The Public Procurement Commission was recommended by the Constitution Reform Commission (CRC) in 2000 as a constitutional commission. Its objective was to reduce or prevent corruption in procurement if the growing allegations were to be believed. The charges of general, widespread corruption in other areas had not yet become prominent. The CRC felt that it was necessary to have a constitutional commission so that its provisions would be entrenched and difficult to change. The amendments to the Constitution were made in 2002.
Article 212W of the Constitution provides that the purpose of the Commission is to monitor procurement and the procedure to ensure that the procurement of goods, services and the execution of works are conducted in a fair, equitable, transparent and cost effective manner. Its functions are widespread.
They include monitoring and reviewing all procurement systems; procedures of ministerial, regional and national procurement entities and project execution units; monitor performance with respect to adherence of regulations and efficiency in procuring goods and services and execution or works; investigate complaints; investigate irregularities; initiate investigations and more.
Article 212X provides that the Commission shall have five members with expertise in procurement, legal, financial and administrative matters.
The members must be nominated by the Public Accounts Committee and supported by two-thirds of the members of the National Assembly.
This brief review tells a long story. The drafters provided for a composition and an administrative structure with such detailed functions that demonstrated that there was no doubt of their clear intention that nothing less than an all-embracing, ‘independent’ and ‘impartial’ body with no government control would suffice for the purpose. The panel which drafted the constitutional amendment was led by PPP parliamentarians who were in the majority.
Ten years have passed since the Commission has been enshrined in our Constitution. During this time the allegations of corruption in procurement, and generally, have sharply escalated and no additional legal or administrative anti-corruption measures of a substantial nature have been implemented. The mechanism to deal with a substantial area of corruption allegations exists in the Public Procurement Commission.

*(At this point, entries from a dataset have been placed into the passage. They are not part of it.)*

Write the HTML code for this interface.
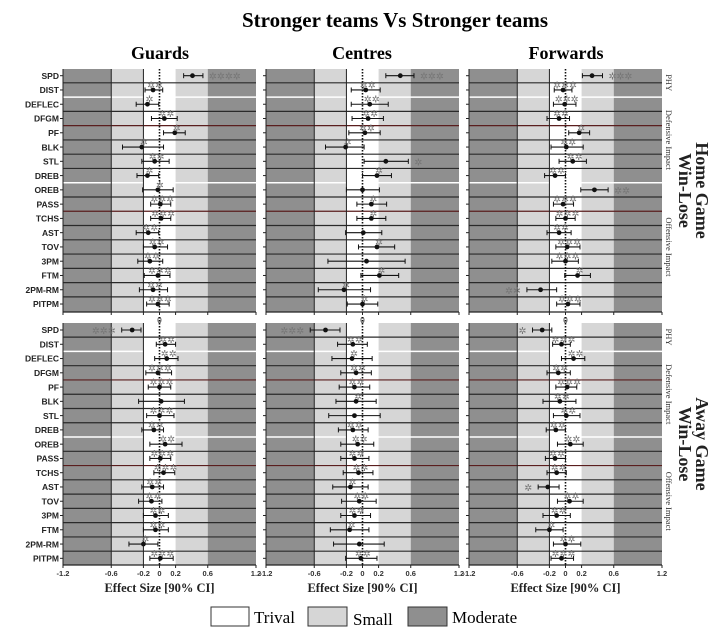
<!DOCTYPE html>
<html><head><meta charset="utf-8"><style>
html,body{margin:0;padding:0;background:#fff;}
svg{display:block;}
</style></head><body>
<svg id="chart" width="728" height="632" xmlns="http://www.w3.org/2000/svg">
<text x="395" y="27" text-anchor="middle" font-family="Liberation Serif, serif" font-weight="bold" font-size="21">Stronger teams Vs Stronger teams</text>
<g id="plots"></g>
<text x="160" y="59" text-anchor="middle" font-family="Liberation Serif, serif" font-weight="bold" font-size="18">Guards</text>
<text x="362" y="59" text-anchor="middle" font-family="Liberation Serif, serif" font-weight="bold" font-size="18">Centres</text>
<text x="566" y="59" text-anchor="middle" font-family="Liberation Serif, serif" font-weight="bold" font-size="18">Forwards</text>
<g>
<rect x="211" y="607" width="38" height="19" fill="#fff" stroke="#333"/>
<text x="254" y="623" font-family="Liberation Serif, serif" font-size="17">Trival</text>
<rect x="308" y="607" width="39" height="19" fill="#d6d6d6" stroke="#333"/>
<text x="353" y="625" font-family="Liberation Serif, serif" font-size="17">Small</text>
<rect x="408" y="607" width="39" height="19" fill="#8f8f8f" stroke="#333"/>
<text x="452" y="623" font-family="Liberation Serif, serif" font-size="17">Moderate</text>
</g>
</svg>
<script>
const metrics=["SPD","DIST","DEFLEC","DFGM","PF","BLK","STL","DREB","OREB","PASS","TCHS","AST","TOV","3PM","FTM","2PM-RM","PITPM"];
const ticks=[-1.2,-0.6,-0.2,0,0.2,0.6,1.2];
const tickLabels=["-1.2","-0.6","-0.2","0","0.2","0.6","1.2"];
// Home
const gHomeMean=[0.41,-0.08,-0.15,0.06,0.19,-0.22,-0.06,-0.15,-0.02,0.01,0.02,-0.14,-0.06,-0.12,-0.02,-0.08,-0.02];
const gHomeLo=[0.30,-0.18,-0.29,-0.10,0.05,-0.46,-0.22,-0.28,-0.21,-0.11,-0.11,-0.29,-0.20,-0.27,-0.19,-0.25,-0.16];
const gHomeHi=[0.54,0.04,-0.01,0.22,0.32,0.05,0.12,-0.01,0.17,0.14,0.14,-0.01,0.10,0.04,0.13,0.10,0.12];
const gHomeStars=["****","**","*","**","*","*","**","*","*","***","***","**","**","**","***","**","***"];
const cHomeMean=[0.47,0.04,0.09,0.07,0.03,-0.21,0.29,0.18,0,0.11,0.11,0.01,0.18,0.05,0.21,-0.23,0];
const cHomeLo=[0.29,-0.14,-0.14,-0.13,-0.17,-0.46,0.02,0,-0.20,-0.07,-0.07,-0.21,-0.05,-0.43,-0.02,-0.55,-0.19];
const cHomeHi=[0.64,0.22,0.32,0.26,0.22,0.02,0.57,0.36,0.21,0.30,0.29,0.24,0.40,0.53,0.45,0.10,0.19];
const cHomeStars=["***","**","**","**","**","*","*","*","","*","*","","*","","*","*","*"];
const fHomeMean=[0.33,-0.03,-0.01,-0.08,0.17,0.01,0.09,-0.13,0.36,-0.03,0,-0.08,0.02,0,0.15,-0.31,0.03];
const fHomeLo=[0.21,-0.14,-0.15,-0.23,0.04,-0.18,-0.08,-0.26,0.19,-0.15,-0.12,-0.23,-0.12,-0.17,-0.01,-0.48,-0.11];
const fHomeHi=[0.46,0.08,0.13,0.05,0.30,0.22,0.26,0,0.53,0.10,0.12,0.07,0.18,0.16,0.31,-0.11,0.18];
const fHomeStars=["***","***","***","**","*","**","**","**","**","***","***","**","***","***","*","**","***"];
// Away
const gAwayMean=[-0.34,0.07,0.09,-0.02,0,0.02,0,-0.07,0.07,0.01,0.05,-0.09,-0.10,-0.05,-0.05,-0.20,0.01];
const gAwayLo=[-0.47,-0.04,-0.06,-0.17,-0.14,-0.26,-0.16,-0.22,-0.12,-0.12,-0.07,-0.22,-0.26,-0.20,-0.20,-0.38,-0.12];
const gAwayHi=[-0.23,0.20,0.23,0.15,0.14,0.31,0.18,0.05,0.28,0.14,0.19,0.05,0.03,0.11,0.11,-0.02,0.17];
const gAwayStars=["***","**","**","***","***","","***","**","**","***","***","**","**","**","**","*","***"];
const cAwayMean=[-0.46,-0.12,-0.13,-0.08,-0.10,-0.08,-0.10,-0.12,-0.06,-0.10,-0.05,-0.15,-0.04,-0.10,-0.16,-0.04,-0.02];
const cAwayLo=[-0.65,-0.31,-0.38,-0.27,-0.29,-0.33,-0.42,-0.30,-0.27,-0.27,-0.24,-0.37,-0.26,-0.27,-0.40,-0.36,-0.21];
const cAwayHi=[-0.28,0.06,0.12,0.11,0.09,0.17,0.22,0.07,0.14,0.08,0.13,0.07,0.17,0.10,0.08,0.27,0.18];
const cAwayStars=["***","**","*","**","**","*","","**","**","**","**","*","**","**","*","","**"];
const fAwayMean=[-0.29,-0.05,0.10,-0.09,0.02,-0.07,0.01,-0.12,0.06,-0.13,-0.11,-0.22,0.05,-0.11,-0.20,0,-0.05];
const fAwayLo=[-0.41,-0.16,-0.05,-0.23,-0.12,-0.28,-0.15,-0.24,-0.10,-0.25,-0.23,-0.34,-0.10,-0.28,-0.37,-0.15,-0.18];
const fAwayHi=[-0.17,0.06,0.24,0.06,0.14,0.13,0.18,0,0.22,0,0.01,-0.08,0.22,0.06,-0.03,0.19,0.10];
const fAwayStars=["*","***","**","**","***","**","**","**","**","**","**","*","**","**","*","**","***"];

const NS="http://www.w3.org/2000/svg";
const root=document.getElementById('plots');
function mk(tag,attrs,parent){const e=document.createElementNS(NS,tag);for(const k in attrs)e.setAttribute(k,attrs[k]);(parent||root).appendChild(e);return e;}
const colsX=[63,266,469], W=193;
const rows=[{top:69,bot:312,first:75.7},{top:323,bot:565,first:330}];
const step=14.27;
const panels=[
 [gHomeMean,gHomeLo,gHomeHi,gHomeStars,0,0,"guards-home"],
 [cHomeMean,cHomeLo,cHomeHi,cHomeStars,1,0,"centres-home"],
 [fHomeMean,fHomeLo,fHomeHi,fHomeStars,2,0,"forwards-home"],
 [gAwayMean,gAwayLo,gAwayHi,gAwayStars,0,1,"guards-away"],
 [cAwayMean,cAwayLo,cAwayHi,cAwayStars,1,1,"centres-away"],
 [fAwayMean,fAwayLo,fAwayHi,fAwayStars,2,1,"forwards-away"]];
panels.forEach(p=>{
 const [mean,lo,hi,stars,ci,ri,name]=p;
 const x0=colsX[ci], r=rows[ri];
 const xs=v=>x0+(v+1.2)/2.4*W;
 const ys=i=>r.first+i*step;
 const g=mk('g',{});
 
 
 const bands=[[-1.2,-0.6,'#8f8f8f'],[-0.6,-0.2,'#d6d6d6'],[-0.2,0.2,'#ffffff'],[0.2,0.6,'#d6d6d6'],[0.6,1.2,'#8f8f8f']];
 bands.forEach(b=>{const e=mk('rect',{x:xs(b[0]),y:r.top,width:xs(b[1])-xs(b[0]),height:r.bot-r.top,fill:b[2]},g);
  });
 for(let i=0;i<metrics.length-1;i++){
  const y=(ys(i)+ys(i+1))/2;
  let col='#2a2a2a',w=1.2;
  if(i===1||i===7){col='#ffffff';w=1.5;}
  if(i===3||i===9){col='#5a1e1e';w=1.2;}
  const l=mk('line',{x1:x0,x2:x0+W,y1:y,y2:y,stroke:col,'stroke-width':w},g);
  
 }
 [-0.6,-0.2].forEach(v=>{const l=mk('line',{x1:xs(v),x2:xs(v),y1:r.top,y2:r.bot,stroke:'#222','stroke-width':1},g);
  });
 const z=mk('line',{x1:xs(0),x2:xs(0),y1:r.top-(ri?6:0),y2:r.bot,stroke:'#111','stroke-width':1.6,'stroke-dasharray':'1.5,1.5'},g);
 
 const la=mk('line',{x1:x0,x2:x0,y1:r.top,y2:r.bot,stroke:'#222','stroke-width':1},g);
 
 metrics.forEach((m,i)=>{
  mk('line',{x1:x0-3,x2:x0,y1:ys(i),y2:ys(i),stroke:'#222'},g);
  if(ci===0){const t=mk('text',{x:x0-4,y:ys(i)+3.2,'text-anchor':'end','font-family':'Liberation Sans, sans-serif','font-weight':'bold','font-size':'8.5',fill:'#222'},g);
   t.textContent=m;}
  const c=mk('line',{x1:xs(lo[i]),x2:xs(hi[i]),y1:ys(i),y2:ys(i),stroke:'#111','stroke-width':1.1},g);
  
  [lo[i],hi[i]].forEach(v=>mk('line',{x1:xs(v),x2:xs(v),y1:ys(i)-2.5,y2:ys(i)+2.5,stroke:'#111'},g));
  const d=mk('circle',{cx:xs(mean[i]),cy:ys(i),r:2.4,fill:'#111'},g);
  
  if(stars[i]){
   let sx,sy,anchor='middle';
   if(Math.abs(mean[i])>0.2&&(lo[i]>0||hi[i]<0)){
     if(mean[i]>0){sx=xs(hi[i])+6;anchor='start';}else{sx=xs(lo[i])-6;anchor='end';}
     sy=ys(i)+4;
   }else{sx=xs(mean[i])+2;sy=ys(i)-1.5;}
   const s=mk('text',{x:sx,y:sy,'text-anchor':anchor,'font-family':'DejaVu Sans, sans-serif','font-size':'9.5',fill:'#777'},g);
   s.textContent=stars[i].replace(/\*/g,'✲');
   
  }
 });
 const ba=mk('line',{x1:x0,x2:x0+W,y1:r.bot,y2:r.bot,stroke:'#222','stroke-width':1.2},g);
 
 ticks.forEach((v,k)=>{
  mk('line',{x1:xs(v),x2:xs(v),y1:r.bot,y2:r.bot+3,stroke:'#222'},g);
  if(ri===1){const t=mk('text',{x:xs(v),y:r.bot+11,'text-anchor':'middle','font-family':'Liberation Sans, sans-serif','font-weight':'bold','font-size':'7.5',fill:'#333'},g);
   t.textContent=tickLabels[k];}
 });
 if(ri===0){const t=mk('text',{x:xs(0),y:r.bot+11,'text-anchor':'middle','font-family':'Liberation Sans, sans-serif','font-size':'8',fill:'#333'},g);
  t.textContent='0';}
 if(ri===1){const t=mk('text',{x:x0+W/2,y:592,'text-anchor':'middle','font-family':'Liberation Serif, serif','font-weight':'bold','font-size':'12.5',fill:'#222'},g);
  t.textContent='Effect Size [90% CI]';}
 if(ci===2){
  const labs=[['PHY',ys(0)+7],['Defensive Impact',(ys(2)+ys(7))/2],['Offensive Impact',(ys(8)+ys(16))/2]];
  labs.forEach(L=>{const t=mk('text',{x:0,y:0,transform:`translate(${x0+W+4},${L[1]}) rotate(90)`,'text-anchor':'middle','font-family':'Liberation Serif, serif','font-size':'8.5',fill:'#333'},g);
   t.textContent=L[0];});
  const cy=(r.top+r.bot)/2;
  const t1=mk('text',{x:0,y:0,transform:`translate(696,${cy}) rotate(90)`,'text-anchor':'middle','font-family':'Liberation Serif, serif','font-weight':'bold','font-size':'18',fill:'#222'},g);
  t1.textContent=ri?'Away Game':'Home Game';
  const t2=mk('text',{x:0,y:0,transform:`translate(679,${cy}) rotate(90)`,'text-anchor':'middle','font-family':'Liberation Serif, serif','font-weight':'bold','font-size':'18',fill:'#222'},g);
  t2.textContent='Win-Lose';
 }
});
</script>
</body></html>
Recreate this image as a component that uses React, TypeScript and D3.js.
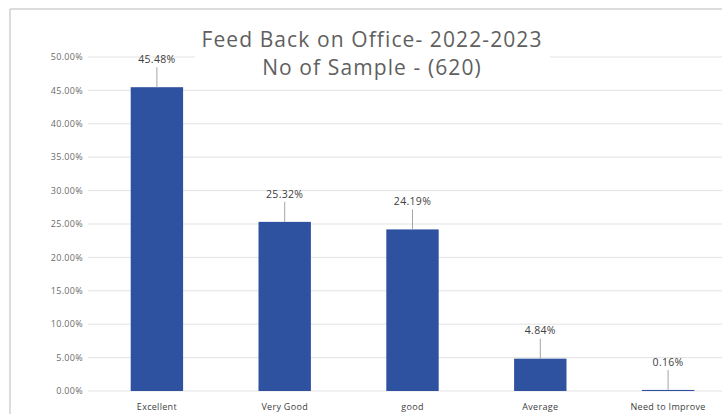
import React from "react";
import * as d3 from "d3";

const categories = ["Excellent", "Very Good", "good", "Average", "Need to Improve"];
const values = [45.48, 25.32, 24.19, 4.84, 0.16];
const valueLabels = ["45.48%", "25.32%", "24.19%", "4.84%", "0.16%"];
const yTicks = [0, 5, 10, 15, 20, 25, 30, 35, 40, 45, 50];
const titleLines = ["Feed Back on Office- 2022-2023", "No of Sample - (620)"];

const W = 722;
const H = 414;
const FONT = "'Open Sans', 'Noto Sans', sans-serif";

export default function App() {
  const x = d3.scaleBand<string>().domain(categories).range([93, 732]).paddingInner(0.59).paddingOuter(0.295);
  const y = d3.scaleLinear().domain([0, 50]).range([391, 57]);
  const bw = x.bandwidth();

  return (
    <svg width={W} height={H} style={{ position: "absolute", left: 0, top: 0, background: "#fff" }}>
      <rect x={0} y={0} width={W} height={H} fill="#fff" />
      <line x1={10} y1={9} x2={W} y2={9} stroke="#d0d0d0" strokeWidth={1.5} />
      <line x1={10} y1={9} x2={10} y2={H} stroke="#d0d0d0" strokeWidth={1.5} />
      {yTicks.map((t) => (
        <line key={t} x1={88} x2={W} y1={y(t)} y2={y(t)} stroke="#e3e3e3" strokeWidth={1} />
      ))}
      {yTicks.map((t) => (
        <text key={"l" + t} x={83} y={y(t)} dy="0.35em" textAnchor="end" fontSize={9} letterSpacing={0.3} fill="#6b6b6b" fontFamily={FONT}>
          {t.toFixed(2) + "%"}
        </text>
      ))}
      <rect x={195} y={22} width={355} height={62} fill="#fff" />
      <text x={372} y={47} textAnchor="middle" fontSize={21} letterSpacing={1.1} fill="#5f5f5f" fontFamily={FONT}>
        {titleLines[0]}
      </text>
      <text x={372} y={75} textAnchor="middle" fontSize={21} letterSpacing={1.1} fill="#5f5f5f" fontFamily={FONT}>
        {titleLines[1]}
      </text>
      {categories.map((c, i) => {
        const x0 = x(c)!;
        const top = y(values[i]);
        const cx = x0 + bw / 2;
        return (
          <g key={c}>
            <rect x={x0} y={top} width={bw} height={Math.max(1, y(0) - top)} fill="#2f52a0" />
            <line x1={cx} x2={cx} y1={top - 20} y2={top} stroke="#a6a6a6" strokeWidth={1} />
            <text x={cx} y={top - 28} dy="0.35em" textAnchor="middle" fontSize={10.5} letterSpacing={0.3} fill="#404040" fontFamily={FONT}>
              {valueLabels[i]}
            </text>
            <text x={cx} y={407} dy="0.35em" textAnchor="middle" fontSize={9} letterSpacing={0.3} fill="#404040" fontFamily={FONT}>
              {c}
            </text>
          </g>
        );
      })}
    </svg>
  );
}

In the past, except during the authoritarian era of Burnham’s rule, where commissions were expected to comprise both government and opposition members, each would make their nominations and the appointments would be made. On this occasion the PNCR unwisely demanded that all the nominees had to be approved by all the political parties. As was to be expected, this led to gridlock. In a speech in the National Assembly of the Ninth Parliament President Donald Ramotar, then an MP, explained that the delay in appointing the Commission was due to the PNCR’s insistence on unanimity.
Now that Mr Ramotar has become president, his government has changed its position and joined the PNCR in its shortsighted insistence on unanimity, which he had criticized in the National Assembly. We have seen that such insistence, enshrined in the Constitution, has resulted in gridlock in the appointment of a chancellor and chief justice.
But the government has now gone further and has declared that the appointment of the Public Procurement Commission is not a priority.
Corruption is a major issue in our politics and it will not go away. It is baffling that with all the divisions and controversies arising generally from our politics, and now from the government not having a majority, that it would not want to get the issue of corruption out of the way. This leads to widespread speculation in the press and elsewhere that the government has no intention of curbing corruption because its members, friends and supporters benefit from it.
Many observers believe that corruption is one of the reasons why many PPP supporters failed to turn out to vote at the last elections thereby depriving the PPP of its absolute majority. While in the absence of scientific polling no one can be certain about the reasons for PPP supporters migrating to the AFC or staying at home, there is little doubt that a strong sense of dissatisfaction exists among PPP supporters which will not improve unless there is a dramatic improvement in the conditions of sugar workers, a determined effort to tackle corruption and productive relations with the opposition in Parliament which see the country moving forward. Belated efforts to strengthen the party’s organizational apparatus, engage supporters in their communities and workplaces and blaming the opposition will not do the job.
There are really no insuperable obstacles to the establishment of the Commission. The government will need to understand that because of its minority status in the National Assembly, it has lost its capacity to have a majority on the Commission.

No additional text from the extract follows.